Here's the updated example using Reactor of an echo server with logging "interceptors" (code name for simply putting an RS Processor between the .reader() and the user) and using the new connection interceptor.

jbrisbin commented 9 years ago

I tried to add an example implementation of RxTcpServer today but I'm not familiar enough with Rx to do that to my satisfaction. It seemed I was being very verbose and things just weren't working like I expected so I gave up on that and figured I'd leave that part to the experts.

I added another example of using the EventListener approach to make very clean extensions of the transport by adding a ChannelActiveListener that can configure the Netty pipeline. I used this in the Reactor implementation to add a Reactor Buffer channel handler that converts the Netty ByteBuf to a Reactor Buffer which allows us to use our built-in Codec support.

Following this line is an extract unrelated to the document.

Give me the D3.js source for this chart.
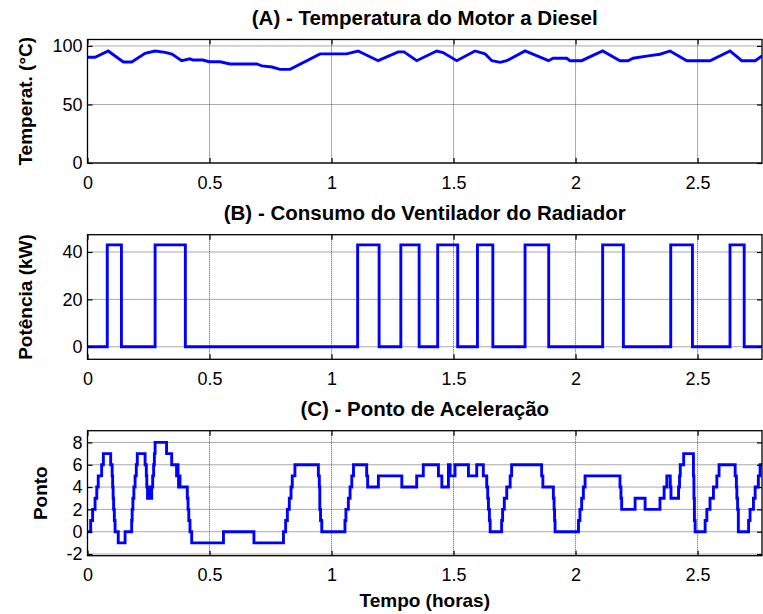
<!DOCTYPE html>
<html><head><meta charset="utf-8">
<script src="https://cdn.jsdelivr.net/npm/d3@7"></script>
<style>
body{margin:0;background:#fff}
svg{display:block}
text{font-family:"Liberation Sans",Arial,Helvetica,sans-serif;fill:#000}
</style>
</head><body>
<svg id="chart" width="763" height="614"></svg>
<script>
// ---- data (time in hours) ----
const tempTime = [0,0.031,0.085,0.147,0.181,0.236,0.277,0.318,0.346,0.386,0.420,0.432,0.473,0.498,0.543,0.584,0.693,0.715,0.756,0.789,0.830,0.953,1.062,1.109,1.191,1.273,1.297,1.349,1.431,1.457,1.513,1.588,1.629,1.657,1.691,1.718,1.793,1.889,1.908,1.964,1.977,2.025,2.111,2.182,2.215,2.236,2.305,2.346,2.387,2.456,2.551,2.633,2.681,2.736,2.764];
const tempValue = [90.3,90.3,95.7,86.3,86.3,93.7,95.7,94.5,93,87.4,89,88,88,86.5,86.5,84.6,84.6,83,82,80,80,93.2,93.2,95.7,87.4,94.9,94.9,87.4,95.7,94.3,87.4,95.7,93.2,87.4,86,87.4,95.7,87.4,89.5,89.5,87.4,87.4,95.7,87.4,87.4,89.5,91.7,92.9,95.7,87.4,87.4,95.7,87.4,87.4,91.5];

const fanTime  = [0,0.081,0.139,0.277,0.401,1.107,1.195,1.284,1.359,1.435,1.517,1.598,1.661,1.793,1.890,2.111,2.196,2.390,2.479,2.633,2.691];
const fanValue = [0,43,0,43,0,43,0,43,0,43,0,43,0,43,0,43,0,43,0,43,0];

const accTime = [0,0.013,0.021,0.031,0.038,0.044,0.058,0.065,0.095,0.101,0.103,0.105,0.107,0.110,0.113,0.126,0.154,0.181,0.183,0.186,0.190,0.195,0.200,0.204,0.236,0.241,0.243,0.246,0.250,0.252,0.255,0.257,0.263,0.267,0.271,0.274,0.277,0.324,0.345,0.365,0.368,0.371,0.373,0.375,0.379,0.409,0.412,0.415,0.420,0.427,0.557,0.682,0.803,0.812,0.819,0.827,0.834,0.839,0.850,0.946,0.950,0.952,0.955,0.960,1.055,1.059,1.069,1.076,1.083,1.090,1.144,1.148,1.192,1.288,1.349,1.376,1.438,1.452,1.479,1.486,1.506,1.561,1.595,1.622,1.636,1.640,1.643,1.647,1.650,1.697,1.701,1.708,1.718,1.732,1.738,1.861,1.866,1.909,1.912,1.914,1.916,2.012,2.018,2.025,2.032,2.039,2.182,2.186,2.189,2.244,2.285,2.346,2.363,2.374,2.388,2.391,2.422,2.426,2.429,2.443,2.483,2.485,2.487,2.490,2.531,2.538,2.551,2.565,2.579,2.588,2.654,2.659,2.661,2.664,2.667,2.709,2.715,2.729,2.736,2.749,2.756];
const accValue = [0,1,2,3,4,5,6,7,6,5,4,3,2,1,0,-1,0,1,2,3,4,5,6,7,6,5,4,3,4,3,4,3,4,5,6,7,8,7,6,5,6,5,4,5,4,3,2,1,0,-1,0,-1,0,1,2,3,4,5,6,5,4,2,1,0,1,2,3,4,5,6,5,4,5,4,5,6,5,4,6,5,6,5,6,5,4,3,2,1,0,1,2,3,4,5,6,5,4,3,2,1,0,1,2,3,4,5,4,3,2,3,2,3,4,5,4,3,4,5,6,7,5,3,1,0,1,2,3,4,5,6,5,4,3,2,0,1,2,3,4,5,6];

const timeEnd = 2.764;
const xTicks = [0,0.5,1,1.5,2,2.5];
const tempTicks = [0,50,100];
const fanTicks = [0,20,40];
const accTicks = [-2,0,2,4,6,8];
const titles = ["(A) - Temperatura do Motor a Diesel","(B) - Consumo do Ventilador do Radiador","(C) - Ponto de Aceleração"];
const yLabels = ["Temperat. (°C)","Potência (kW)","Ponto"];
const xLabel = "Tempo (horas)";

// ---- layout ----
const svg = d3.select("#chart");
const left = 87.5, right = 762;
const x = d3.scaleLinear().domain([0, timeEnd]).range([left, right]);
const fmt = d => String(d);

const panels = [
  {top:39.5, bottom:163, dom:[0,105.5], ticks:tempTicks, title:titles[0], ylab:yLabels[0], ylabX:25, ylabSize:19,
   pts: tempTime.map((t,i)=>[t,tempValue[i]]), step:false},
  {top:234.7, bottom:359.3, dom:[-5.3,47.3], ticks:fanTicks, title:titles[1], ylab:yLabels[1], ylabX:25, ylabSize:19,
   pts: fanTime.map((t,i)=>[t,fanValue[i]]).concat([[timeEnd, fanValue[fanValue.length-1]]]), step:true},
  {top:430.7, bottom:555.7, dom:[-2.15,9.05], ticks:accTicks, title:titles[2], ylab:yLabels[2], ylabX:40, ylabSize:19,
   pts: accTime.map((t,i)=>[t,accValue[i]]).concat([[timeEnd, accValue[accValue.length-1]]]), step:true}
];

panels.forEach((p, k) => {
  const y = d3.scaleLinear().domain(p.dom).range([p.bottom, p.top]);
  const g = svg.append("g");
  const clipId = "clip" + k;
  svg.append("defs").append("clipPath").attr("id", clipId)
    .append("rect").attr("x", left).attr("y", p.top).attr("width", right-left).attr("height", p.bottom-p.top);

  // grid
  g.append("g").selectAll("line").data(xTicks.filter(d=>d>0)).join("line")
    .attr("x1", d=>x(d)).attr("x2", d=>x(d)).attr("y1", p.top).attr("y2", p.bottom)
    .attr("stroke", "#555").attr("stroke-width", 1).attr("stroke-dasharray", "1,1");
  g.append("g").selectAll("line").data(p.ticks).join("line")
    .attr("x1", left).attr("x2", right).attr("y1", d=>y(d)).attr("y2", d=>y(d))
    .attr("stroke", "#555").attr("stroke-width", 1).attr("stroke-dasharray", "1,1");

  // data line
  const line = d3.line().x(d=>x(d[0])).y(d=>y(d[1]));
  if (p.step) line.curve(d3.curveStepAfter);
  g.append("path").attr("clip-path", `url(#${clipId})`)
    .attr("d", line(p.pts)).attr("fill", "none").attr("stroke", "#0000ff")
    .attr("stroke-width", 2.9).attr("stroke-linejoin", "miter");

  // axes (ticks inside)
  const axB = g.append("g").attr("transform", `translate(0,${p.bottom})`)
    .call(d3.axisBottom(x).tickValues(xTicks).tickSize(-5).tickSizeOuter(0).tickPadding(13).tickFormat(fmt));
  const axT = g.append("g").attr("transform", `translate(0,${p.top})`)
    .call(d3.axisTop(x).tickValues(xTicks).tickSize(-5).tickSizeOuter(0).tickFormat(""));
  const axL = g.append("g").attr("transform", `translate(${left},0)`)
    .call(d3.axisLeft(y).tickValues(p.ticks).tickSize(-5).tickSizeOuter(0).tickPadding(5).tickFormat(fmt));
  const axR = g.append("g").attr("transform", `translate(${right},0)`)
    .call(d3.axisRight(y).tickValues(p.ticks).tickSize(-5).tickSizeOuter(0).tickFormat(""));
  [axB, axT, axL, axR].forEach(a => {
    a.select(".domain").remove();
    a.selectAll("line").attr("stroke", "#000").attr("stroke-width", 1.2);
    a.selectAll("text").attr("font-size", 18).attr("font-family", '"Liberation Sans",Arial,sans-serif').attr("fill", "#000");
  });

  // frame
  g.append("rect").attr("x", left).attr("y", p.top).attr("width", right-left).attr("height", p.bottom-p.top)
    .attr("fill", "none").attr("stroke", "#000").attr("stroke-width", 1.3);

  // title
  g.append("text").attr("x", (left+right)/2).attr("y", p.top - 14.5)
    .attr("text-anchor", "middle").attr("font-weight", "bold").attr("font-size", 20.5).text(p.title);

  // y label
  const cy = (p.top + p.bottom)/2;
  g.append("text").attr("transform", `translate(${p.ylabX},${cy}) rotate(-90)`)
    .attr("text-anchor", "middle").attr("dy", "0.35em").attr("font-weight", "bold").attr("font-size", p.ylabSize).text(p.ylab);
});

svg.append("text").attr("x", (left+right)/2).attr("y", 606.5).attr("text-anchor", "middle")
  .attr("font-weight", "bold").attr("font-size", 19).text(xLabel);
</script>
</body></html>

One of the things I'm finding I like about this approach so far is that everything has a very clean and clear extension point without introducing unnecessary abstractions at the protocol level. It also meant all I had to change on my test code was the generic type (from ByteBuf to String) and pass the appropriate Codec.

benjchristensen commented 9 years ago

Instead of prolonging this discussion with further back-and-forth here are 3 use cases that seem to not be supported by this proposal:

These 3 are use cases of #19 that seem to not be accounted for in this counter proposal. I'd like your help in either showing me how they are accommodated, or in disproving our perception of them as requirements.

By specifying them in separate issues we can discuss each independently and independent of any given PR.

NiteshKant commented 9 years ago

I am closing this PR in favor of #19 which has been merged.